## Data provided
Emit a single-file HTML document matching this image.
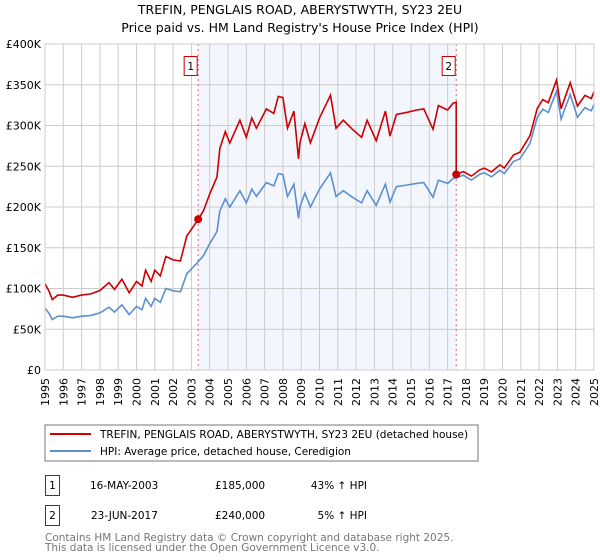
<!DOCTYPE html>
<html><head><meta charset="utf-8"><style>
body{margin:0;background:#fff;font-family:"DejaVu Sans","Liberation Sans",sans-serif;}
#wrap{position:relative;width:600px;height:560px;overflow:hidden}
</style></head><body>
<div id="wrap">
<svg id="chart" width="600" height="560" style="position:absolute;left:0;top:0;font-family:'DejaVu Sans','Liberation Sans',sans-serif">
<text x="300" y="14" text-anchor="middle" font-size="12.5">TREFIN, PENGLAIS ROAD, ABERYSTWYTH, SY23 2EU</text>
<text x="300" y="32" text-anchor="middle" font-size="12.5">Price paid vs. HM Land Registry's House Price Index (HPI)</text>
<g id="g"></g>
<rect x="45" y="425" width="433" height="36" fill="#fff" stroke="#777"/>
<line x1="50" y1="434" x2="91" y2="434" stroke="#cc0000" stroke-width="2"/>
<text x="100" y="438" font-size="10.5">TREFIN, PENGLAIS ROAD, ABERYSTWYTH, SY23 2EU (detached house)</text>
<line x1="50" y1="451" x2="91" y2="451" stroke="#5b8fd0" stroke-width="2"/>
<text x="100" y="455" font-size="10.5">HPI: Average price, detached house, Ceredigion</text>
<g font-size="10.5">
<rect x="45.5" y="475.5" width="14" height="20" fill="#fff" stroke="#cc0000"/>
<text x="52.5" y="489" text-anchor="middle">1</text>
<text x="90" y="489">16-MAY-2003</text>
<text x="215" y="489">£185,000</text>
<text x="367" y="489" text-anchor="end">43% ↑ HPI</text>
<rect x="45.5" y="505.5" width="14" height="20" fill="#fff" stroke="#cc0000"/>
<text x="52.5" y="519" text-anchor="middle">2</text>
<text x="91" y="519">23-JUN-2017</text>
<text x="215" y="519">£240,000</text>
<text x="367" y="519" text-anchor="end">5% ↑ HPI</text>
</g>
<text x="45" y="541" font-size="10.5" fill="#777">Contains HM Land Registry data © Crown copyright and database right 2025.</text>
<text x="45" y="551" font-size="10.5" fill="#777">This data is licensed under the Open Government Licence v3.0.</text>
</svg>
</div>
<script>
const hpiYears=[1995.0,1995.2,1995.4,1995.7,1996.0,1996.5,1997.0,1997.5,1998.0,1998.5,1998.8,1999.2,1999.6,2000.0,2000.3,2000.5,2000.8,2001.0,2001.3,2001.6,2002.0,2002.4,2002.75,2003.3,2003.65,2004.0,2004.4,2004.55,2004.85,2005.1,2005.65,2006.0,2006.3,2006.55,2007.1,2007.5,2007.75,2008.0,2008.25,2008.6,2008.85,2008.93,2009.2,2009.5,2010.0,2010.6,2010.9,2011.3,2011.8,2012.3,2012.6,2013.1,2013.6,2013.85,2014.2,2014.8,2015.3,2015.7,2016.2,2016.5,2017.0,2017.3,2017.5,2017.85,2018.3,2018.75,2019.0,2019.4,2019.85,2020.1,2020.6,2020.95,2021.5,2021.9,2022.2,2022.5,2022.95,2023.2,2023.7,2024.1,2024.5,2024.85,2025.0];
const hpiValues=[76,70,62,66,66,64,66,67,70,77,71,80,68,78,74,88,78,88,83,100,97,96,118,131,140,155,170,195,210,200,220,205,222,213,230,226,241,240,213,228,186,200,217,200,222,242,213,220,212,205,220,202,228,206,225,227,229,230,212,233,229,235,236,239,233,240,242,237,245,241,256,259,278,310,320,316,342,308,338,310,322,318,326];
const saleYears=[2003.37,2017.47];
const salePrices=[185,240];
const yTicks=[0,50,100,150,200,250,300,350,400];
const yTickLabels=['£0','£50K','£100K','£150K','£200K','£250K','£300K','£350K','£400K'];
const xTicks=[1995,1996,1997,1998,1999,2000,2001,2002,2003,2004,2005,2006,2007,2008,2009,2010,2011,2012,2013,2014,2015,2016,2017,2018,2019,2020,2021,2022,2023,2024,2025];

const X0=45,X1=594,Y0=370,Y1=44;
const xs=y=>X0+(y-1995)/30*(X1-X0);
const ys=v=>Y0-v/400*(Y0-Y1);
const NS='http://www.w3.org/2000/svg';
const g=document.getElementById('g');
function mk(t,a){const e=document.createElementNS(NS,t);for(const k in a)e.setAttribute(k,a[k]);g.appendChild(e);return e;}
function hpiAt(t){for(let i=0;i<hpiYears.length-1;i++){if(t<=hpiYears[i+1]){const f=(t-hpiYears[i])/(hpiYears[i+1]-hpiYears[i]);return hpiValues[i]+f*(hpiValues[i+1]-hpiValues[i]);}}return hpiValues[hpiValues.length-1];}

let e=mk('rect',{x:xs(saleYears[0]),y:Y1,width:xs(saleYears[1])-xs(saleYears[0]),height:Y0-Y1,fill:'#eef3fc',opacity:0.7});


xTicks.forEach(t=>{const l=mk('line',{x1:xs(t),x2:xs(t),y1:Y1,y2:Y0,stroke:'#ccc','stroke-width':1});


const tx=mk('text',{x:0,y:0,'font-size':11,'text-anchor':'end',transform:`translate(${xs(t)+4},${Y0+8}) rotate(-90)`});tx.textContent=t;

});
yTicks.forEach((t,i)=>{const l=mk('line',{x1:X0,x2:X1,y1:ys(t),y2:ys(t),stroke:'#ccc','stroke-width':1});


const tx=mk('text',{x:X0-4,y:ys(t)+4,'font-size':11,'text-anchor':'end'});tx.textContent=yTickLabels[i];

});
saleYears.forEach((s,i)=>{const l=mk('line',{x1:xs(s),x2:xs(s),y1:Y1,y2:Y0,stroke:'#e06666','stroke-dasharray':'2,3','stroke-width':1});


const r=mk('rect',{x:xs(s)-14,y:56.5,width:13,height:19,fill:'#fff',stroke:'#cc0000'});


const tx=mk('text',{x:xs(s)-7.5,y:70,'font-size':10.5,'text-anchor':'middle'});tx.textContent=i+1;

});
let d='';hpiYears.forEach((t,i)=>{d+=(i?'L':'M')+xs(t).toFixed(1)+','+ys(hpiValues[i]).toFixed(1);});
e=mk('path',{d:d,fill:'none',stroke:'#5b8fd0','stroke-width':1.6});


const r1=salePrices[0]/hpiAt(saleYears[0]),r2=salePrices[1]/hpiAt(saleYears[1]);
let pd='',pre=true;
hpiYears.forEach((t,i)=>{
 if(t>saleYears[1]&&pre){pre=false;pd+='L'+xs(saleYears[1]).toFixed(1)+','+ys(hpiAt(saleYears[1])*r1).toFixed(1)+'L'+xs(saleYears[1]).toFixed(1)+','+ys(salePrices[1]).toFixed(1);}
 const v=hpiValues[i]*(pre?r1:r2*(1+0.03*(t-saleYears[1])/7.5));pd+=(i?'L':'M')+xs(t).toFixed(1)+','+ys(v).toFixed(1);});
e=mk('path',{d:pd,fill:'none',stroke:'#cc0000','stroke-width':1.6});


saleYears.forEach((s,i)=>{const c=mk('circle',{cx:xs(s),cy:ys(salePrices[i]),r:4,fill:'#cc0000'});

});
e=mk('rect',{x:X0,y:Y1,width:X1-X0,height:Y0-Y1,fill:'none',stroke:'#ccc'});


</script>
</body></html>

## What the exercise asks
Quote in full the listing given above; the images are to be left out.

## Answer to the problem
Emit a single-file HTML document matching this image.
<!DOCTYPE html>
<html><head><meta charset="utf-8"><style>
body{margin:0;background:#fff;font-family:"DejaVu Sans","Liberation Sans",sans-serif;}
#wrap{position:relative;width:600px;height:560px;overflow:hidden}
</style></head><body>
<div id="wrap">
<svg id="chart" width="600" height="560" style="position:absolute;left:0;top:0;font-family:'DejaVu Sans','Liberation Sans',sans-serif">
<text x="300" y="14" text-anchor="middle" font-size="12.5">TREFIN, PENGLAIS ROAD, ABERYSTWYTH, SY23 2EU</text>
<text x="300" y="32" text-anchor="middle" font-size="12.5">Price paid vs. HM Land Registry's House Price Index (HPI)</text>
<g id="g"></g>
<rect x="45" y="425" width="433" height="36" fill="#fff" stroke="#777"/>
<line x1="50" y1="434" x2="91" y2="434" stroke="#cc0000" stroke-width="2"/>
<text x="100" y="438" font-size="10.5">TREFIN, PENGLAIS ROAD, ABERYSTWYTH, SY23 2EU (detached house)</text>
<line x1="50" y1="451" x2="91" y2="451" stroke="#5b8fd0" stroke-width="2"/>
<text x="100" y="455" font-size="10.5">HPI: Average price, detached house, Ceredigion</text>
<g font-size="10.5">
<rect x="45.5" y="475.5" width="14" height="20" fill="#fff" stroke="#cc0000"/>
<text x="52.5" y="489" text-anchor="middle">1</text>
<text x="90" y="489">16-MAY-2003</text>
<text x="215" y="489">£185,000</text>
<text x="367" y="489" text-anchor="end">43% ↑ HPI</text>
<rect x="45.5" y="505.5" width="14" height="20" fill="#fff" stroke="#cc0000"/>
<text x="52.5" y="519" text-anchor="middle">2</text>
<text x="91" y="519">23-JUN-2017</text>
<text x="215" y="519">£240,000</text>
<text x="367" y="519" text-anchor="end">5% ↑ HPI</text>
</g>
<text x="45" y="541" font-size="10.5" fill="#777">Contains HM Land Registry data © Crown copyright and database right 2025.</text>
<text x="45" y="551" font-size="10.5" fill="#777">This data is licensed under the Open Government Licence v3.0.</text>
</svg>
</div>
<script>
const hpiYears=[1995.0,1995.2,1995.4,1995.7,1996.0,1996.5,1997.0,1997.5,1998.0,1998.5,1998.8,1999.2,1999.6,2000.0,2000.3,2000.5,2000.8,2001.0,2001.3,2001.6,2002.0,2002.4,2002.75,2003.3,2003.65,2004.0,2004.4,2004.55,2004.85,2005.1,2005.65,2006.0,2006.3,2006.55,2007.1,2007.5,2007.75,2008.0,2008.25,2008.6,2008.85,2008.93,2009.2,2009.5,2010.0,2010.6,2010.9,2011.3,2011.8,2012.3,2012.6,2013.1,2013.6,2013.85,2014.2,2014.8,2015.3,2015.7,2016.2,2016.5,2017.0,2017.3,2017.5,2017.85,2018.3,2018.75,2019.0,2019.4,2019.85,2020.1,2020.6,2020.95,2021.5,2021.9,2022.2,2022.5,2022.95,2023.2,2023.7,2024.1,2024.5,2024.85,2025.0];
const hpiValues=[76,70,62,66,66,64,66,67,70,77,71,80,68,78,74,88,78,88,83,100,97,96,118,131,140,155,170,195,210,200,220,205,222,213,230,226,241,240,213,228,186,200,217,200,222,242,213,220,212,205,220,202,228,206,225,227,229,230,212,233,229,235,236,239,233,240,242,237,245,241,256,259,278,310,320,316,342,308,338,310,322,318,326];
const saleYears=[2003.37,2017.47];
const salePrices=[185,240];
const yTicks=[0,50,100,150,200,250,300,350,400];
const yTickLabels=['£0','£50K','£100K','£150K','£200K','£250K','£300K','£350K','£400K'];
const xTicks=[1995,1996,1997,1998,1999,2000,2001,2002,2003,2004,2005,2006,2007,2008,2009,2010,2011,2012,2013,2014,2015,2016,2017,2018,2019,2020,2021,2022,2023,2024,2025];

const X0=45,X1=594,Y0=370,Y1=44;
const xs=y=>X0+(y-1995)/30*(X1-X0);
const ys=v=>Y0-v/400*(Y0-Y1);
const NS='http://www.w3.org/2000/svg';
const g=document.getElementById('g');
function mk(t,a){const e=document.createElementNS(NS,t);for(const k in a)e.setAttribute(k,a[k]);g.appendChild(e);return e;}
function hpiAt(t){for(let i=0;i<hpiYears.length-1;i++){if(t<=hpiYears[i+1]){const f=(t-hpiYears[i])/(hpiYears[i+1]-hpiYears[i]);return hpiValues[i]+f*(hpiValues[i+1]-hpiValues[i]);}}return hpiValues[hpiValues.length-1];}

let e=mk('rect',{x:xs(saleYears[0]),y:Y1,width:xs(saleYears[1])-xs(saleYears[0]),height:Y0-Y1,fill:'#eef3fc',opacity:0.7});


xTicks.forEach(t=>{const l=mk('line',{x1:xs(t),x2:xs(t),y1:Y1,y2:Y0,stroke:'#ccc','stroke-width':1});


const tx=mk('text',{x:0,y:0,'font-size':11,'text-anchor':'end',transform:`translate(${xs(t)+4},${Y0+8}) rotate(-90)`});tx.textContent=t;

});
yTicks.forEach((t,i)=>{const l=mk('line',{x1:X0,x2:X1,y1:ys(t),y2:ys(t),stroke:'#ccc','stroke-width':1});


const tx=mk('text',{x:X0-4,y:ys(t)+4,'font-size':11,'text-anchor':'end'});tx.textContent=yTickLabels[i];

});
saleYears.forEach((s,i)=>{const l=mk('line',{x1:xs(s),x2:xs(s),y1:Y1,y2:Y0,stroke:'#e06666','stroke-dasharray':'2,3','stroke-width':1});


const r=mk('rect',{x:xs(s)-14,y:56.5,width:13,height:19,fill:'#fff',stroke:'#cc0000'});


const tx=mk('text',{x:xs(s)-7.5,y:70,'font-size':10.5,'text-anchor':'middle'});tx.textContent=i+1;

});
let d='';hpiYears.forEach((t,i)=>{d+=(i?'L':'M')+xs(t).toFixed(1)+','+ys(hpiValues[i]).toFixed(1);});
e=mk('path',{d:d,fill:'none',stroke:'#5b8fd0','stroke-width':1.6});


const r1=salePrices[0]/hpiAt(saleYears[0]),r2=salePrices[1]/hpiAt(saleYears[1]);
let pd='',pre=true;
hpiYears.forEach((t,i)=>{
 if(t>saleYears[1]&&pre){pre=false;pd+='L'+xs(saleYears[1]).toFixed(1)+','+ys(hpiAt(saleYears[1])*r1).toFixed(1)+'L'+xs(saleYears[1]).toFixed(1)+','+ys(salePrices[1]).toFixed(1);}
 const v=hpiValues[i]*(pre?r1:r2*(1+0.03*(t-saleYears[1])/7.5));pd+=(i?'L':'M')+xs(t).toFixed(1)+','+ys(v).toFixed(1);});
e=mk('path',{d:pd,fill:'none',stroke:'#cc0000','stroke-width':1.6});


saleYears.forEach((s,i)=>{const c=mk('circle',{cx:xs(s),cy:ys(salePrices[i]),r:4,fill:'#cc0000'});

});
e=mk('rect',{x:X0,y:Y1,width:X1-X0,height:Y0-Y1,fill:'none',stroke:'#ccc'});


</script>
</body></html>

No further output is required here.